■ Set problem: Filter the data below for the string "matplotlib" and copy each matching line.

■ Dataset section:

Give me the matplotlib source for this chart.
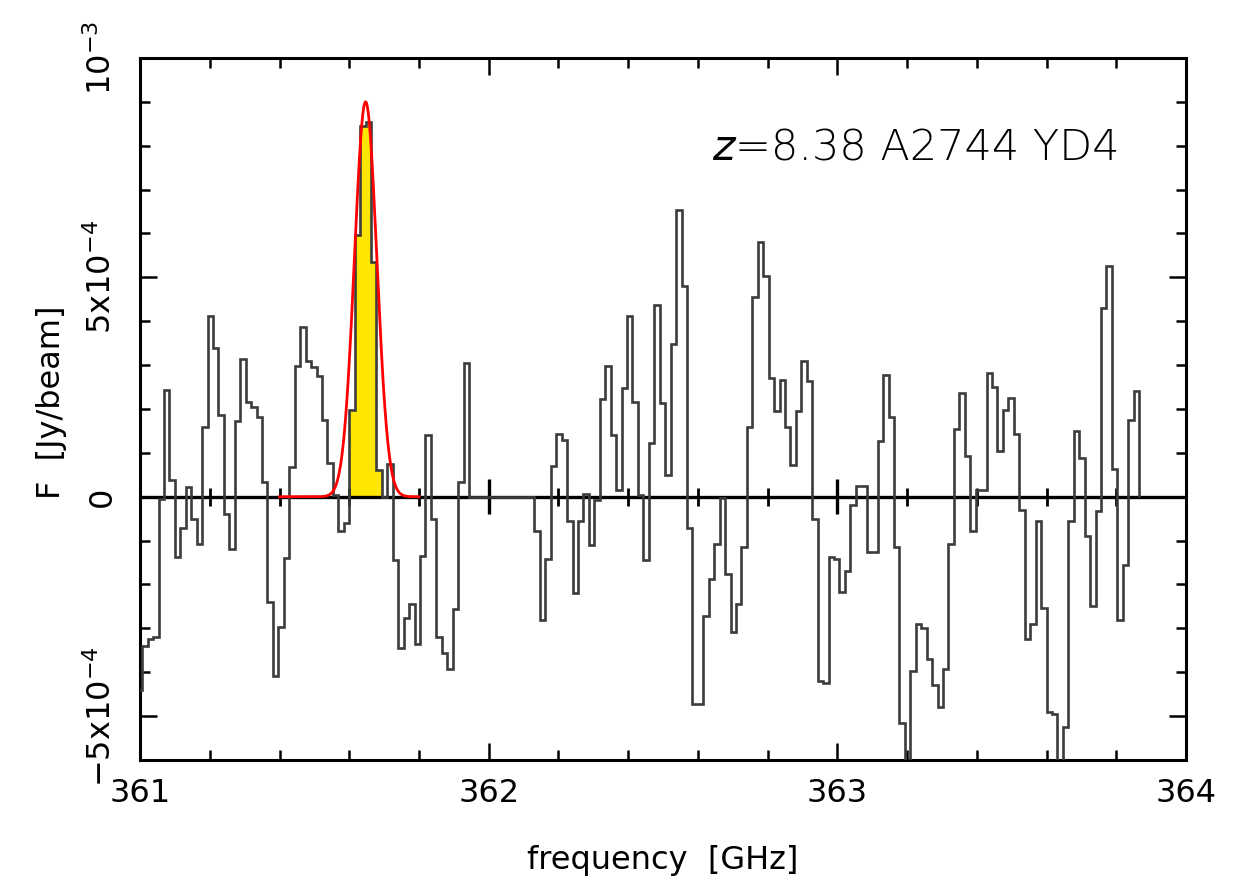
import numpy as np
import matplotlib
matplotlib.use('Agg')
from matplotlib import pyplot as plt
from matplotlib.ticker import MultipleLocator, FixedLocator

# channel grid of the spectrum (GHz)
f_start = 360.9905
chan_width = 0.015625

# flux per channel, in units of 1e-4 Jy/beam
flux_e4 = [
    -4.4, -3.4, -3.25, -3.2, -0.05, 2.44, 0.39, -1.38, -0.72, 0.23,
    -0.5, -1.08, 1.6, 4.13, 3.39, 1.86, -0.4, -1.19, 1.73, 3.15,
    2.15, 2.04, 1.81, 0.34, -2.4, -4.08, -2.98, -1.4, 0.67, 2.99,
    3.86, 3.1, 2.95, 2.75, 1.75, 0.78, 0.03, -0.78, -0.6, 1.97,
    5.97, 8.44, 8.55, 5.34, 0.6, 0.0, 0.75, -1.45, -3.45, -2.77,
    -2.45, -3.35, -1.35, 1.41, -0.5, -3.19, -3.56, -3.93, -2.56, 0.34,
    3.04, 0.0, 0.0, 0.0, 0.0, 0.0, 0.0, 0.0, 0.0, 0.0,
    0.0, 0.0, 0.0, -0.77, -2.82, -1.43, 0.7, 1.44, 1.3, -0.56,
    -2.19, -0.56, 0.07, -1.11, -0.08, 2.23, 2.97, 1.41, 0.15, 2.48,
    4.13, 2.15, 0.05, -1.45, 1.23, 4.36, 2.13, 0.5, 3.49, 6.53,
    4.81, -0.72, -4.72, -4.72, -2.72, -1.87, -1.08, -0.03, -1.77, -3.08,
    -2.45, -1.14, 1.6, 4.55, 5.81, 5.02, 2.7, 1.96, 2.66, 1.6,
    0.73, 1.96, 3.1, 2.63, -0.5, -4.2, -4.25, -1.37, -1.43, -2.18,
    -1.7, -0.18, 0.25, 0.25, -1.26, -1.26, 1.27, 2.78, 1.81, -1.15,
    -5.15, -6.5, -3.97, -2.9, -3.0, -3.7, -4.3, -4.8, -3.93, -1.07,
    1.55, 2.36, 0.92, -0.77, 0.15, 0.15, 2.82, 2.5, 1.04, 1.97,
    2.24, 1.43, -0.3, -3.25, -2.9, -0.56, -2.53, -4.9, -4.95, -6.5,
    -5.25, -0.56, 1.49, 0.88, -0.9, -2.48, -0.32, 4.3, 5.27, 0.64,
    -2.8, -1.55, 1.76, 2.4,
]

# channels integrated for the line (shaded)
line_first, line_last = 39, 44

# gaussian fit of the line
fit_amp = 9.0e-4
fit_center = 361.647
fit_sigma = 0.032
fit_lo, fit_hi = 361.40, 361.80

x_ticks = [361, 362, 363, 364]
y_ticks = [-5e-4, 0, 5e-4, 1e-3]
y_ticklabels = ['\u22125x10$^{-4}$', '0', '5x10$^{-4}$', '10$^{-3}$']
label_text = '=8.38 A2744 YD4'

flux = np.array(flux_e4) * 1e-4
edges = f_start + chan_width * np.arange(len(flux) + 1)

fig = plt.figure(figsize=(12.47, 8.92), dpi=100)
ax = fig.add_axes([0.1123, 0.148, 0.8388, 0.787])

# shaded line channels
ax.stairs(flux[line_first:line_last + 1], edges[line_first:line_last + 2],
          fill=True, color='#ffe600', zorder=1)

# zero line with its own ticks
ax.axhline(0, color='black', lw=2.4, zorder=2)
minor_pos = np.arange(361.2, 364.0, 0.2)
ax.vlines(minor_pos, -0.2e-4, 0.2e-4, color='black', lw=2, zorder=2)
ax.vlines([362, 363], -0.4e-4, 0.4e-4, color='black', lw=2.4, zorder=2)

# spectrum
ax.stairs(flux, edges, baseline=0, color='#3c3c3c', lw=1.9, zorder=3)

# gaussian fit
xf = np.linspace(fit_lo, fit_hi, 500)
yf = fit_amp * np.exp(-0.5 * ((xf - fit_center) / fit_sigma) ** 2)
ax.plot(xf, yf, color='#ff0000', lw=2, zorder=4)

ax.set_xlim(361, 364)
ax.set_ylim(-6e-4, 1e-3)

ax.xaxis.set_major_locator(FixedLocator(x_ticks))
ax.set_xticklabels([str(v) for v in x_ticks])
ax.xaxis.set_minor_locator(MultipleLocator(0.2))
ax.yaxis.set_major_locator(FixedLocator(y_ticks))
ax.set_yticklabels(y_ticklabels, rotation=90, va='center')
ax.yaxis.set_minor_locator(MultipleLocator(1e-4))

ax.tick_params(which='both', direction='in', top=True, right=True,
               width=1.8, colors='black', labelsize=23)
ax.tick_params(which='major', length=12)
ax.tick_params(which='minor', length=7)
ax.tick_params(axis='x', which='major', pad=13)
ax.tick_params(axis='y', which='major', pad=16)

for sp in ax.spines.values():
    sp.set_linewidth(2.2)

ax.set_xlabel('frequency  [GHz]', fontsize=23)
ax.xaxis.set_label_coords(0.5, -0.121)
ax.set_ylabel('F  [Jy/beam]', fontsize=23)
ax.yaxis.set_label_coords(-0.07, 0.51)

t1 = ax.text(0.547, 0.855, 'z', transform=ax.transAxes, fontsize=31,
             fontstyle='italic', fontweight='light', ha='left', va='baseline')
ax.annotate(label_text, xy=(1, 0), xycoords=t1, fontsize=31,
            fontweight='light', ha='left', va='bottom')

fig.savefig('out.png', dpi=100)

■ Solved exercise:
Give me the matplotlib source for this chart.
import matplotlib
matplotlib.use('Agg')
from matplotlib import pyplot as plt
from matplotlib.ticker import MultipleLocator, FixedLocator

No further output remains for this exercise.